BOOK (1990)
Rabbit at Rest by John Updike Knopf
Harry 'Rabbit' Angstrom is not just resting, he's frazzled. In the Pulitzer Prize-winning fourth part of the quartet about the fictional former high-school basketball star, Rabbit vegetates in Florida at the end of the 1980s - a time plagued by debt, Aids and terrorism.
He must cope with chest pains and a libido undercut by the fear of 'nothing under you but black space'. The adulterer - forensically depicted by master satirist John Updike - channel-surfs and grazes uncontrollably. He is hooked on trans fat-rich snacks that sharpen the strain on his heart. According to new research, his ill - compulsive eating - is swayed by the same mechanism behind drug addiction.
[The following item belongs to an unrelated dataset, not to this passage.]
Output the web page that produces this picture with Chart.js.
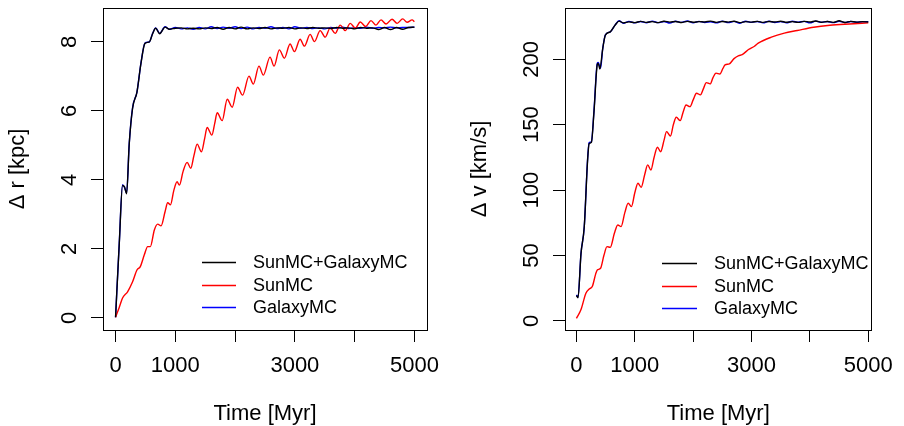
<!DOCTYPE html>
<html><head><meta charset="utf-8">
<script src="https://cdn.jsdelivr.net/npm/chart.js@4/dist/chart.umd.min.js"></script>
<style>
html,body{margin:0;padding:0;background:#fff;}
#wrap{position:relative;width:904px;height:426px;overflow:hidden;}
.panel{position:absolute;top:0;width:452px;height:426px;}
canvas{display:block;}
</style></head><body>
<div id="wrap">
<div class="panel" style="left:0"><canvas id="c1" width="452" height="426"></canvas></div>
<div class="panel" style="left:452px"><canvas id="c2" width="452" height="426"></canvas></div>
</div>
<script>
// ---------- labels ----------
const seriesNames = ['SunMC+GalaxyMC', 'SunMC', 'GalaxyMC'];
const xTickValues = [0, 1000, 2000, 3000, 4000, 5000];
const xTickLabels = ['0', '1000', '', '3000', '', '5000'];
const drTickValues = [0, 2, 4, 6, 8];
const dvTickValues = [0, 50, 100, 150, 200];
const xTitle = 'Time [Myr]';
const drTitle = 'Δ r [kpc]';
const dvTitle = 'Δ v [km/s]';

// ---------- Δr panel ----------
const drBothT = [0,62,117,150,185,229,285,358,425,492,565,620,671,738,828,900,1000,1100,1200,1300,1400,1500,1600,1700,1800,1900,2000,2100,2200,2300,2400,2500,2600,2700,2800,2900,3000,3100,3200,3300,3400,3500,3600,3700,3800,3900,4000,4100,4200,4300,4400,4500,4600,4700,4800,4900,5000];
const drBothV = [0.02,2.15,3.84,3.80,3.60,5.05,6.08,6.55,7.38,7.96,8.00,8.24,8.40,8.24,8.43,8.37,8.40,8.41,8.38,8.40,8.38,8.41,8.39,8.42,8.37,8.42,8.38,8.43,8.38,8.41,8.39,8.42,8.38,8.41,8.40,8.42,8.38,8.41,8.39,8.42,8.40,8.41,8.39,8.42,8.40,8.41,8.38,8.42,8.40,8.41,8.36,8.42,8.36,8.42,8.37,8.42,8.43];
const drSunT = [0,60,117,201,285,358,414,481,537,582,649,705,761,828,872,918,975,1029,1068,1130,1197,1258,1310,1365,1437,1490,1532,1611,1660,1700,1784,1868,1952,2041,2125,2232,2304,2399,2472,2584,2651,2740,2824,2919,2992,3087,3160,3255,3327,3423,3507,3591,3674,3758,3842,3926,4010,4094,4183,4273,4357,4441,4525,4625,4709,4804,4877,4961,5000];
const drSunV = [0.02,0.30,0.58,0.76,1.05,1.39,1.49,1.83,2.07,2.07,2.55,2.72,2.67,3.08,3.34,3.28,3.70,3.95,3.85,4.25,4.51,4.34,4.70,5.04,4.82,5.20,5.52,5.30,5.65,5.95,5.72,6.34,6.11,6.69,6.46,7.01,6.78,7.30,7.04,7.56,7.30,7.77,7.53,7.94,7.72,8.08,7.88,8.22,8.01,8.33,8.14,8.41,8.25,8.49,8.33,8.54,8.40,8.58,8.45,8.62,8.49,8.64,8.52,8.66,8.54,8.67,8.57,8.64,8.59];
const drGalT = [0,62,117,150,185,229,285,358,425,492,565,620,671,738,828,900,1000,1100,1200,1300,1400,1500,1600,1700,1800,1900,2000,2100,2200,2300,2400,2500,2600,2700,2800,2900,3000,3100,3200,3300,3400,3500,3600,3700,3800,3900,4000,4100,4200,4300,4400,4500,4600,4700,4800,4900,5000];
const drGalV = [0.02,2.17,3.86,3.78,3.62,5.06,6.10,6.55,7.39,7.97,8.00,8.25,8.41,8.25,8.44,8.37,8.42,8.38,8.41,8.37,8.42,8.38,8.44,8.39,8.43,8.40,8.44,8.39,8.43,8.38,8.42,8.40,8.44,8.39,8.42,8.38,8.44,8.40,8.42,8.39,8.41,8.38,8.42,8.40,8.43,8.39,8.41,8.40,8.43,8.40,8.42,8.41,8.43,8.41,8.42,8.42,8.43];

// ---------- Δv panel ----------
const dvBothT = [0,27,78,134,190,217,256,301,357,373,401,450,496,580,664,731,803,900,1000,1100,1200,1300,1400,1500,1600,1700,1800,1900,2000,2100,2200,2300,2400,2500,2600,2700,2800,2900,3000,3100,3200,3300,3400,3500,3600,3700,3800,3900,4000,4100,4200,4300,4400,4500,4600,4700,4800,4900,5000];
const dvBothV = [19.5,17.8,51.5,72,122,135.5,136.5,160,196,197,192.5,208,218.5,221,226.2,229.2,227.8,228.6,228.0,229.0,228.2,228.8,228.0,229.1,228.4,228.9,228.1,229.0,228.3,228.8,228.5,229.2,228.2,228.9,228.4,229.1,228.0,228.8,228.4,229.0,228.2,228.9,228.5,229.1,228.3,228.8,228.2,229.0,228.5,229.3,228.3,228.9,228.2,229.4,228.1,229.0,228.4,228.8,228.5];
const dvSunT = [0,80,162,220,273,330,357,413,470,524,580,650,708,764,830,886,942,1000,1054,1109,1170,1221,1276,1330,1388,1443,1500,1544,1611,1660,1711,1778,1830,1878,1945,2000,2057,2124,2180,2224,2291,2340,2391,2458,2510,2547,2620,2700,2781,2840,2948,3050,3115,3339,3562,3784,4064,4343,4677,5000];
const dvSunV = [2.0,9.0,21.2,24.5,26.5,36.0,39.0,40.3,50.0,56.8,56.3,67.0,73.4,72.1,83.0,90.0,87.4,98.0,105.3,102.2,112.0,119.3,115.4,125.0,132.8,129.4,138.0,144.7,141.4,150.0,155.7,153.1,160.0,165.1,163.8,169.0,174.1,172.8,178.0,182.2,181.2,186.0,189.4,188.8,193.0,195.7,196.5,200.5,202.8,203.5,207.5,210.0,212.3,216.9,220.0,222.0,224.5,226.0,227.0,227.8];
const dvGalT = [0,27,78,134,190,217,256,301,357,373,413,450,496,580,664,731,803,900,1000,1100,1200,1300,1400,1500,1600,1700,1800,1900,2000,2100,2200,2300,2400,2500,2600,2700,2800,2900,3000,3100,3200,3300,3400,3500,3600,3700,3800,3900,4000,4100,4200,4300,4400,4500,4600,4700,4800,4900,5000];
const dvGalV = [19.9,18.1,51.7,72,123,136.3,137,161,197,197.5,193.2,208,218.7,221,226.3,229.4,227.6,229.0,227.8,228.9,227.9,229.2,228.0,228.9,227.7,229.1,228.2,229.3,227.9,229.0,228.1,228.7,227.8,229.2,228.0,229.0,227.6,229.1,228.2,228.9,227.8,229.2,228.1,228.8,227.9,229.1,228.3,229.0,227.8,229.2,228.2,228.9,228.0,229.0,228.1,228.9,228.3,228.6,228.8];

const seriesColors = ['#000000', '#ff0000', '#0000ff'];
const FONT = '"Liberation Sans", Arial, Helvetica, sans-serif';
const AXIS_FONT = 22;
const LEGEND_FONT = 18;

function pts(t, v) { return t.map((x, i) => ({x: x, y: v[i]})); }

const boxPlugin = {
  id: 'rbox',
  afterDraw(chart) {
    const a = chart.chartArea, ctx = chart.ctx;
    ctx.save();
    ctx.strokeStyle = '#000'; ctx.lineWidth = 1;
    ctx.strokeRect(Math.round(a.left) + 0.5, Math.round(a.top) + 0.5, Math.round(a.right - a.left), Math.round(a.bottom - a.top));
    ctx.restore();
  }
};

const yLabelPlugin = {
  id: 'ylabels',
  afterDraw(chart, args, opts) {
    const ctx = chart.ctx, s = chart.scales.y;
    ctx.save();
    ctx.fillStyle = '#000';
    ctx.font = opts.size + 'px ' + FONT;
    ctx.textAlign = 'center';
    ctx.textBaseline = 'alphabetic';
    s.ticks.forEach(t => {
      const y = s.getPixelForValue(t.value);
      ctx.save();
      ctx.translate(opts.x, y);
      ctx.rotate(-Math.PI / 2);
      ctx.fillText(String(t.value), 0, 0);
      ctx.restore();
    });
    ctx.restore();
  }
};

const legendPlugin = {
  id: 'rlegend',
  afterDraw(chart, args, o) {
    const ctx = chart.ctx, a = chart.chartArea;
    ctx.save();
    ctx.font = o.size + 'px ' + FONT;
    ctx.textAlign = 'left';
    ctx.textBaseline = 'middle';
    chart.data.datasets.forEach((ds, i) => {
      const y = Math.round(a.top + o.top + i * o.gap) + 0.5;
      ctx.strokeStyle = ds.borderColor;
      ctx.lineWidth = 1.3;
      ctx.beginPath();
      ctx.moveTo(a.left + o.lineStart, y);
      ctx.lineTo(a.left + o.lineStart + o.lineLen, y);
      ctx.stroke();
      ctx.fillStyle = '#000';
      ctx.fillText(ds.label, a.left + o.textStart, y + 1);
    });
    ctx.restore();
  }
};

function makeChart(id, cfg) {
  const datasets = cfg.series.map((s, i) => ({
    label: seriesNames[i],
    data: pts(s[0], s[1]),
    borderColor: seriesColors[i],
    backgroundColor: seriesColors[i],
    borderWidth: 1.4,
    pointRadius: 0,
    cubicInterpolationMode: 'monotone',
    fill: false
  }));
  return new Chart(document.getElementById(id), {
    type: 'line',
    data: {datasets: datasets},
    plugins: [boxPlugin, yLabelPlugin, legendPlugin],
    options: {
      responsive: false,
      animation: false,
      devicePixelRatio: 1,
      layout: {padding: {left: 0, right: 25, top: 8, bottom: 0}},
      plugins: {
        legend: {display: false},
        tooltip: {enabled: false},
        ylabels: {x: cfg.yLabelX, size: AXIS_FONT},
        rlegend: cfg.legend
      },
      scales: {
        x: {
          type: 'linear',
          min: cfg.xMin, max: cfg.xMax,
          afterFit(s) { s.height = 96; },
          afterBuildTicks(s) { s.ticks = xTickValues.map(v => ({value: v})); },
          border: {display: false},
          grid: {drawOnChartArea: false, drawTicks: true, tickLength: 12, color: '#000', lineWidth: 1},
          ticks: {
            color: '#000', font: {family: FONT, size: AXIS_FONT}, padding: 11,
            maxRotation: 0, minRotation: 0, autoSkip: false,
            callback: (v, i) => xTickLabels[i]
          },
          title: {display: true, text: xTitle, color: '#000', font: {family: FONT, size: AXIS_FONT}, padding: {top: 0, bottom: -1}}
        },
        y: {
          type: 'linear',
          min: cfg.yMin, max: cfg.yMax,
          afterFit(s) { s.width = cfg.yWidth; },
          afterBuildTicks(s) { s.ticks = cfg.yTicks.map(v => ({value: v})); },
          border: {display: false},
          grid: {drawOnChartArea: false, drawTicks: true, tickLength: 12, color: '#000', lineWidth: 1},
          ticks: {display: false},
          title: {display: true, text: cfg.yTitle, color: '#000', font: {family: FONT, size: AXIS_FONT}, padding: {top: cfg.yTitlePad, bottom: 0}}
        }
      }
    }
  });
}

makeChart('c1', {
  series: [[drBothT, drBothV], [drSunT, drSunV], [drGalT, drGalV]],
  xMin: -210, xMax: 5210, yMin: -0.348, yMax: 8.985,
  yWidth: 103, yTicks: drTickValues, yTitle: drTitle, yTitlePad: 5, yLabelX: 76,
  legend: {size: LEGEND_FONT, top: 254, gap: 22.5, lineStart: 99, lineLen: 34, textStart: 150}
});
makeChart('c2', {
  series: [[dvBothT, dvBothV], [dvSunT, dvSunV], [dvGalT, dvGalV]],
  xMin: -196, xMax: 5055, yMin: -6.88, yMax: 239.2,
  yWidth: 113, yTicks: dvTickValues, yTitle: dvTitle, yTitlePad: 15, yLabelX: 86,
  legend: {size: LEGEND_FONT, top: 255, gap: 22.5, lineStart: 97, lineLen: 35, textStart: 149}
});
</script>
</body></html>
Rabbit would nod because his drug addict son, Nelson, takes after him. Despite Nelson's cocaine compulsion, he has been handed the keys to the family business - a Pennsylvania Toyota dealership - by Rabbit's put-upon spouse.
Incapable of restraint, Rabbit beds Nelson's wife while the leech is away at rehab. Despite the repose implied by the vintage novel's title, Rabbit at Rest offers scant comfort.
'Rabbit at Rest is certainly the most brooding, the most demanding, the most concentrated of John Updike's longer novels,' rival novelist Joyce Carol Oates wrote in The New York Times. 'This is the saddest and deepest of the Rabbit novels, an aching portrait of America at the end of the Reagan era,' the Library Journal wrote. 'If this novel is in some respects an elegy to Rabbit's bewildered existence, it is also a poignant, humorous, instructive guidebook to the aborted American dream,' Publishers Weekly said.